I tasted Pandoro three years ago when a colleague brought some after visiting her parents in Italy. I fell in love with this rich bread with the feather light crumb immediately. After some Internet search I found a Pandoro recipe from the Simili sisters on Chili und Ciabatta . Its a great recipe I made many times since this day. It is a time consuming recipe but the result is worth every second you spend in kitchen.
And the I saw a sourdough pandoro on Wild Yeast and I knew that this is the bread I have to bake for Christmas.
This pandoro is made with a sweet starter, a sourdough that is feed more frequently for two days to enhance yeast growth. My lovely boyfriend had to do babysitting my sourdough and feed it every four hours while I was working. He did a great job and the starter was vigorous rising after every feeding. On the 23. December I did the dough and the bread rose overnight. My pandoro need about 18 hours to reach the top of the pan and I let it rise the last 4 hours on 30°C!
Because I own just one pandoro pan (or more correctly because my mom owns only one ) I used the remaining dough to fill my muffin pan with mini pandoros.
This Mini-Pandoros we had on 24.December for breakfast, what a delicious treat for breakfast!
Because the dough contains a high amount of sugar and butter, you should keep some details in mind:
Sugar and butter inhibit gluten development. Thats the reason why he sugar is added gradually and the butter is added at the end.
If you can get Osmotolerant yeast its recommended to use it. Its a special yeast strain that can cope the osmotic stress which is due to the high sugar cocentration better as normal yeast. I never saw it in Germany so I use normal fresh yeast in a slightly higher amount.
yield 1 Pandoro a 650g and about 8 small one a 50g
- 66 g flour Type 550
- 33 g water
- 27 g egg
- 17 g sugar
- 96 g sweet starter, 4 hours after last feedings
- 40 g flour Type 550
- 2,5 g fresh yeast
- 27 g egg
- 8 g butter
- 60 g flour Type 550
- 26 g egg
- 12 g sugar
- 3 g soft butter
- all of the first dough
- all of the second dough
- 166 g butter (roomtempeature)
- seeds scraped from 1/2 vanilla bean
- 220 g flour Type 550
- 5 g salt
- all of the third dough
- 166 g egg
- 110 g sugar
First dough: Mix all ingredients to form a homogenous dough. Ferment for 2 hours at 30°C.

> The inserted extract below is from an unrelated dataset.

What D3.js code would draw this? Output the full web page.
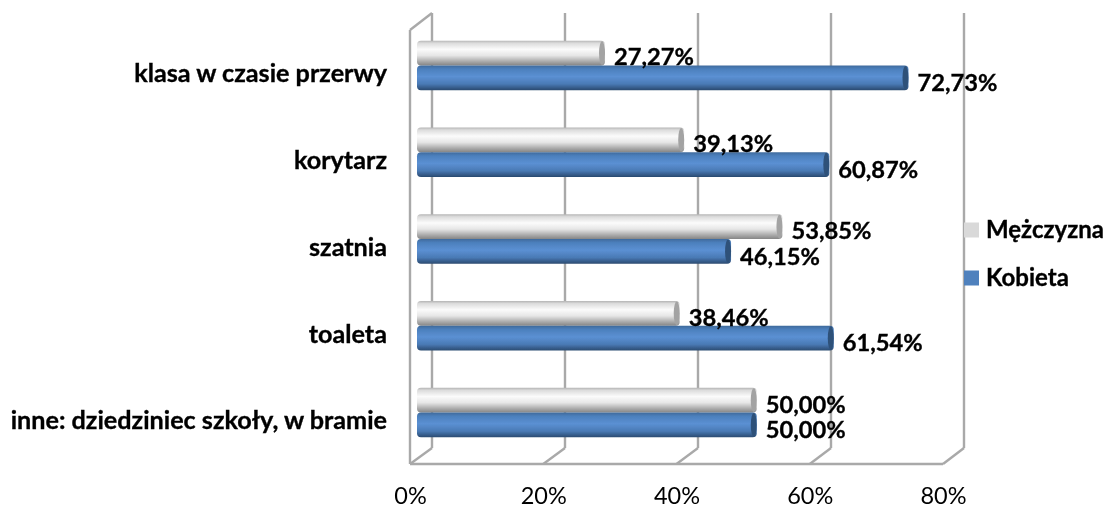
<!DOCTYPE html>
<meta charset="utf-8">
<style>
    html, body { margin: 0; padding: 0; background: #fff; }
    svg { display: block; font-family: Lato, "Open Sans", sans-serif; }
</style>
<script src="https://d3js.org/d3.v7.min.js"></script>
<div id="chart"></div>
<script>
    // data
    const categories = ["klasa w czasie przerwy", "korytarz", "szatnia", "toaleta", "inne: dziedziniec szkoły, w bramie"];
    const seriesNames = ["Mężczyzna", "Kobieta"];
    const menValues = [27.27, 39.13, 53.85, 38.46, 50.00];
    const womenValues = [72.73, 60.87, 46.15, 61.54, 50.00];
    const xTicks = [0, 20, 40, 60, 80];

    const width = 1107, height = 507;
    const svg = d3.select("#chart").append("svg")
        .attr("width", width)
        .attr("height", height);

    const defs = svg.append("defs");
    function gradient(id, stops) {
        const g = defs.append("linearGradient").attr("id", id)
            .attr("x1", 0).attr("y1", 0).attr("x2", 0).attr("y2", 1);
        stops.forEach(s => g.append("stop").attr("offset", s[0]).attr("stop-color", s[1]));
    }
    gradient("gradMen", [[0, "#b5b5b5"], [0.1, "#dcdcdc"], [0.35, "#fbfbfb"], [0.6, "#e6e6e6"], [0.85, "#a8a8a8"], [1, "#858585"]]);
    gradient("gradWomen", [[0, "#3f6a9c"], [0.15, "#4c80bd"], [0.45, "#5b90d3"], [0.75, "#4a7ab5"], [1, "#2a4a70"]]);
    defs.append("filter").attr("id", "soft")
        .attr("filterUnits", "userSpaceOnUse")
        .attr("x", 0).attr("y", 0)
        .attr("width", width).attr("height", height)
      .append("feGaussianBlur").attr("stdDeviation", 0.55);

    const root = svg.append("g").attr("filter", "url(#soft)");

    // three x scales: front edge of the floor, back wall, and the plane the bars stand in
    const xFront = d3.scaleLinear().domain([0, 80]).range([410, 943]);
    const xBack = d3.scaleLinear().domain([0, 80]).range([432, 964]);
    const xBar = d3.scaleLinear().domain([0, 80]).range([419, 953]);

    const y = d3.scaleBand().domain(categories).range([22, 456]).paddingInner(0.43).paddingOuter(0.215);
    const ySub = d3.scaleBand().domain(seriesNames).range([0, y.bandwidth()]);

    const backTop = 13, backBottom = 448, frontTop = 30, frontBottom = 464;
    const wallColor = "#a9a9a9";

    // walls and gridlines
    const walls = root.append("g").attr("fill", "none").attr("stroke", wallColor).attr("stroke-width", 2.4);
    walls.selectAll("line.grid").data(xTicks).join("line")
        .attr("class", "grid")
        .attr("x1", d => xBack(d)).attr("x2", d => xBack(d))
        .attr("y1", backTop).attr("y2", backBottom);
    walls.selectAll("line.floor").data(xTicks).join("line")
        .attr("class", "floor")
        .attr("x1", d => xBack(d)).attr("x2", d => xFront(d))
        .attr("y1", backBottom).attr("y2", frontBottom);
    walls.append("line").attr("x1", xFront(0)).attr("x2", xFront(80)).attr("y1", frontBottom).attr("y2", frontBottom);
    walls.append("line").attr("x1", xFront(0)).attr("x2", xFront(0)).attr("y1", frontTop).attr("y2", frontBottom);
    walls.append("line").attr("x1", xFront(0)).attr("x2", xBack(0)).attr("y1", frontTop).attr("y2", backTop);

    // bars, grey and blue for each category
    const series = [
        {name: seriesNames[0], values: menValues, fill: "url(#gradMen)", cap: "#a3a3a3", labelDy: 4},
        {name: seriesNames[1], values: womenValues, fill: "url(#gradWomen)", cap: "#2f5179", labelDy: 5}
    ];
    const barStart = 417;
    series.forEach(s => {
        const g = root.append("g");
        const rows = categories.map((c, i) => ({c: c, v: s.values[i]}));
        g.selectAll("rect").data(rows).join("rect")
            .attr("x", barStart)
            .attr("y", d => y(d.c) + ySub(s.name))
            .attr("width", d => xBar(d.v) + 4 - barStart)
            .attr("height", ySub.bandwidth())
            .attr("rx", 4)
            .attr("fill", s.fill);
        g.selectAll("ellipse").data(rows).join("ellipse")
            .attr("cx", d => xBar(d.v) + 1)
            .attr("cy", d => y(d.c) + ySub(s.name) + ySub.bandwidth() / 2)
            .attr("rx", 3)
            .attr("ry", ySub.bandwidth() / 2 - 0.5)
            .attr("fill", s.cap);
    });

    // value labels go on top of the bars
    series.forEach(s => {
        root.append("g").selectAll("text")
            .data(categories.map((c, i) => ({c: c, v: s.values[i]})))
            .join("text")
            .attr("x", d => xBar(d.v) + 13)
            .attr("y", d => y(d.c) + ySub(s.name) + ySub.bandwidth() / 2 + s.labelDy)
            .attr("dy", "0.35em")
            .attr("font-size", 23.7)
            .attr("font-weight", 700)
            .attr("fill", "#000")
            .attr("stroke", "#000")
            .attr("stroke-width", 0.35)
            .text(d => d.v.toFixed(2).replace(".", ",") + "%");
    });

    // category labels
    root.append("g").selectAll("text").data(categories).join("text")
        .attr("x", 387)
        .attr("y", d => y(d) + y.bandwidth() / 2 + 8)
        .attr("dy", "0.35em")
        .attr("text-anchor", "end")
        .attr("font-size", 25.2)
        .attr("font-weight", 700)
        .attr("fill", "#000")
        .attr("stroke", "#000")
        .attr("stroke-width", 0.35)
        .text(d => d);

    // x axis
    const axis = root.append("g")
        .attr("transform", `translate(0, ${frontBottom + 20})`)
        .call(d3.axisBottom(xFront).tickValues(xTicks).tickSize(0).tickFormat(d => d + "%"));
    axis.select(".domain").remove();
    axis.selectAll("text").attr("font-family", "Lato, sans-serif").attr("font-size", 23.5).attr("fill", "#000");

    // legend
    const legendColors = ["#d9d9d9", "#4f81bd"];
    const legendY = d3.scalePoint().domain(seriesNames).range([230, 278]);
    const legend = root.append("g");
    legend.selectAll("rect").data(seriesNames).join("rect")
        .attr("x", 964).attr("y", d => legendY(d) - 7.5)
        .attr("width", 15).attr("height", 15)
        .attr("fill", (d, i) => legendColors[i]);
    legend.selectAll("text").data(seriesNames).join("text")
        .attr("x", 986).attr("y", d => legendY(d))
        .attr("dy", "0.35em")
        .attr("font-size", 24)
        .attr("font-weight", 700)
        .attr("fill", "#000")
        .attr("stroke", "#000")
        .attr("stroke-width", 0.35)
        .text(d => d);
</script>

Second dough: 30 min after mixing the first dough, mix the all ingredients for the second dough and ferment the second dough 1,5 hours at 30°C.
Third dough: Mix first and second dough with the other ingredients for the third dough and ferment it for 3 hours at 30°C.
Final dough: Cream butter with vanilla seeds and set aside. In a stand mixer mix the third dough with flour, salt and 86g egg and knead for 5 min at slow speed. The dough is very stiff at this time.
Now add 30g sugar and mix on slow speed until it is incorporated into the dough, then knead another 4 min on medium speed.
Add 20g egg and mix in medium speed until it is completely incorporated into the dough and a minute longer.
Add 20g sugar and continue mixing until its completely incorporated and a minute longer.
Add now egg and sugar like before until all sugar and egg is incorporated.
Continue mixing on medium speed until full gluten development (about 10 min).
Now turn the mixer to slow speed then add the butter all at one and knead until full incorporated.
Ferment for 2 hours, fold the dough one time in between.
Grease the pandoro pan and the muffin pan.
Divide the dough it into a pieces of 650 g and the remaining dough into pieces of 50g . Shape the dough into tight balls. Place the balls, seam side down, in the pans and proof for 14-18 hours until it reach the top of the pan.
Bake at 175°C for 35 min with steam
Die ist mein Beitrag für Susans wöchentliches Yeastspotting.